Material provided:
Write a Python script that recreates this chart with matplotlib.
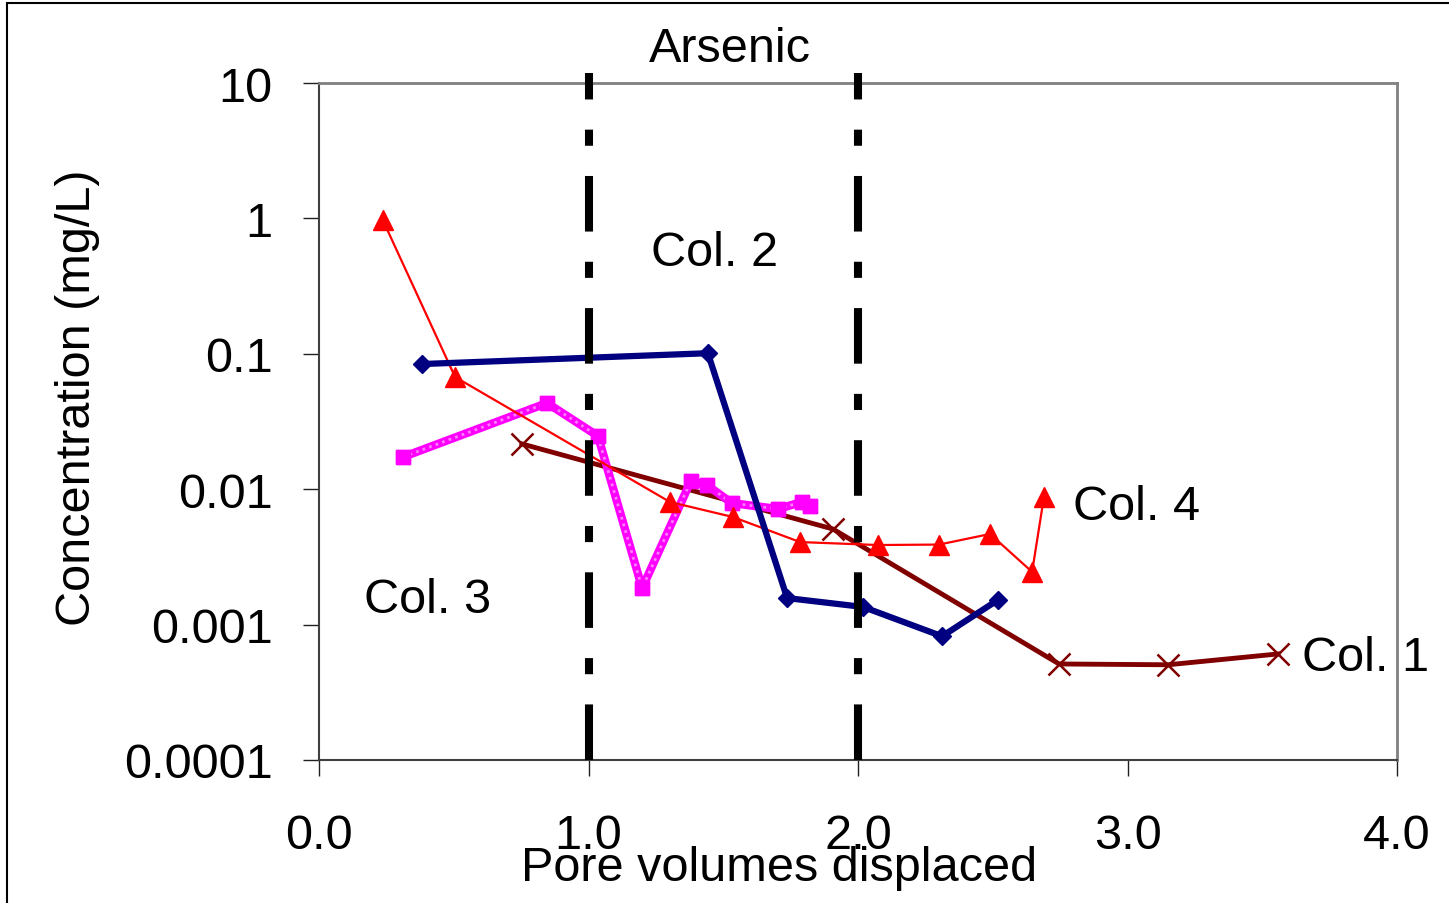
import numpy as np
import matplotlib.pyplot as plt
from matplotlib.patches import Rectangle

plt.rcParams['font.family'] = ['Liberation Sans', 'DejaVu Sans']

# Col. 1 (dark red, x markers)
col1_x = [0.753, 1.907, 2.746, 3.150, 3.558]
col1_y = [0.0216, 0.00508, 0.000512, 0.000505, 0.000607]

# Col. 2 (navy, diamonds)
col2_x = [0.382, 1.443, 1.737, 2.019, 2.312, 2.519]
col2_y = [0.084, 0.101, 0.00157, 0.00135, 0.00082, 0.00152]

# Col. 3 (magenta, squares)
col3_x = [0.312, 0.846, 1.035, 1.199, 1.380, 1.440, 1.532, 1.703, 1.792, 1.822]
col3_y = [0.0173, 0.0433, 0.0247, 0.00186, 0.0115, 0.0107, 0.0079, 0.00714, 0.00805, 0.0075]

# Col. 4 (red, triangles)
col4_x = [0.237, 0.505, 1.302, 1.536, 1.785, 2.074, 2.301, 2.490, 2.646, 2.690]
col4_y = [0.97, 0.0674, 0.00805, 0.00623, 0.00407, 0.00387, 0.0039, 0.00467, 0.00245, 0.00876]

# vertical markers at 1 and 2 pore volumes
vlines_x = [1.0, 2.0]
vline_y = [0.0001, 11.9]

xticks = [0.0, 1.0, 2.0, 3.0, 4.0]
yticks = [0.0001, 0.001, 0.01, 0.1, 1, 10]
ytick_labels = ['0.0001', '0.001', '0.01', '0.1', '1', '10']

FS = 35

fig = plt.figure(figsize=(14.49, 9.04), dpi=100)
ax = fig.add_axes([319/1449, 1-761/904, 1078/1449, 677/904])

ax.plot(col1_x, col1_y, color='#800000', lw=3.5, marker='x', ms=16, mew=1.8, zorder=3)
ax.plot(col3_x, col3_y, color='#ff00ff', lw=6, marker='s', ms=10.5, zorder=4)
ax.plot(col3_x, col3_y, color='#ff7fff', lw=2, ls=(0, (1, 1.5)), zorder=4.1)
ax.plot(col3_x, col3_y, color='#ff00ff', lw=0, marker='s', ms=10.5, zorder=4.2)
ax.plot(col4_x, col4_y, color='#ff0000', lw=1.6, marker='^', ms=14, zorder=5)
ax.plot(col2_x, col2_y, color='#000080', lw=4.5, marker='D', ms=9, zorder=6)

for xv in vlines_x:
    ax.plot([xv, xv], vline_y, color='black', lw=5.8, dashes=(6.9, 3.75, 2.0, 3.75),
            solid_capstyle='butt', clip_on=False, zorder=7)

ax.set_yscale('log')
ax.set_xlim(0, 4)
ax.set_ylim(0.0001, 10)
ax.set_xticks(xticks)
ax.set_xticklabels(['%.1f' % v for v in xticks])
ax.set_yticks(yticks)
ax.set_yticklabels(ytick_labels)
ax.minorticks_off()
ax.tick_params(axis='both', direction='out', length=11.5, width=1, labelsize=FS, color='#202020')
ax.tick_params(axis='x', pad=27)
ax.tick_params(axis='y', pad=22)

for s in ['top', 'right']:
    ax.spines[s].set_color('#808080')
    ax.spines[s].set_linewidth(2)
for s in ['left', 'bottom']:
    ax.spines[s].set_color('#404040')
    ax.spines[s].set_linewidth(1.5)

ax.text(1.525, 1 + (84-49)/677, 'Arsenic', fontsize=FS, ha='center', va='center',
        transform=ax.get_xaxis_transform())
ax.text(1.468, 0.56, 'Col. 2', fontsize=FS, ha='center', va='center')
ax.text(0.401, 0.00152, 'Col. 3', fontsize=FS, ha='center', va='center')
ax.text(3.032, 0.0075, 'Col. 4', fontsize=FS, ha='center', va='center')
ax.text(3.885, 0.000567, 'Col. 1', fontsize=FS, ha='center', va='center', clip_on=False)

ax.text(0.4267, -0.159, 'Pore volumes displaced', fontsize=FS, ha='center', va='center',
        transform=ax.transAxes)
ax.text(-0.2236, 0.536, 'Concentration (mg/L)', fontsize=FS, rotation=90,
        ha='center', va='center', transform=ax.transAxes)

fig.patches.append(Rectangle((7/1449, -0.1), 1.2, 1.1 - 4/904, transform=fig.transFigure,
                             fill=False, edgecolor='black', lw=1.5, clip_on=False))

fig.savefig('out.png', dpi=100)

What to produce:
Begin at the first line of the material and copy each line exactly through the one containing "ax = fig.add_axes([319/1449, 1-761/904, 1078/1449, 677/904])". Omit pictures.

The reply:
Write a Python script that recreates this chart with matplotlib.
import numpy as np
import matplotlib.pyplot as plt
from matplotlib.patches import Rectangle

plt.rcParams['font.family'] = ['Liberation Sans', 'DejaVu Sans']

# Col. 1 (dark red, x markers)
col1_x = [0.753, 1.907, 2.746, 3.150, 3.558]
col1_y = [0.0216, 0.00508, 0.000512, 0.000505, 0.000607]

# Col. 2 (navy, diamonds)
col2_x = [0.382, 1.443, 1.737, 2.019, 2.312, 2.519]
col2_y = [0.084, 0.101, 0.00157, 0.00135, 0.00082, 0.00152]

# Col. 3 (magenta, squares)
col3_x = [0.312, 0.846, 1.035, 1.199, 1.380, 1.440, 1.532, 1.703, 1.792, 1.822]
col3_y = [0.0173, 0.0433, 0.0247, 0.00186, 0.0115, 0.0107, 0.0079, 0.00714, 0.00805, 0.0075]

# Col. 4 (red, triangles)
col4_x = [0.237, 0.505, 1.302, 1.536, 1.785, 2.074, 2.301, 2.490, 2.646, 2.690]
col4_y = [0.97, 0.0674, 0.00805, 0.00623, 0.00407, 0.00387, 0.0039, 0.00467, 0.00245, 0.00876]

# vertical markers at 1 and 2 pore volumes
vlines_x = [1.0, 2.0]
vline_y = [0.0001, 11.9]

xticks = [0.0, 1.0, 2.0, 3.0, 4.0]
yticks = [0.0001, 0.001, 0.01, 0.1, 1, 10]
ytick_labels = ['0.0001', '0.001', '0.01', '0.1', '1', '10']

FS = 35

fig = plt.figure(figsize=(14.49, 9.04), dpi=100)
ax = fig.add_axes([319/1449, 1-761/904, 1078/1449, 677/904])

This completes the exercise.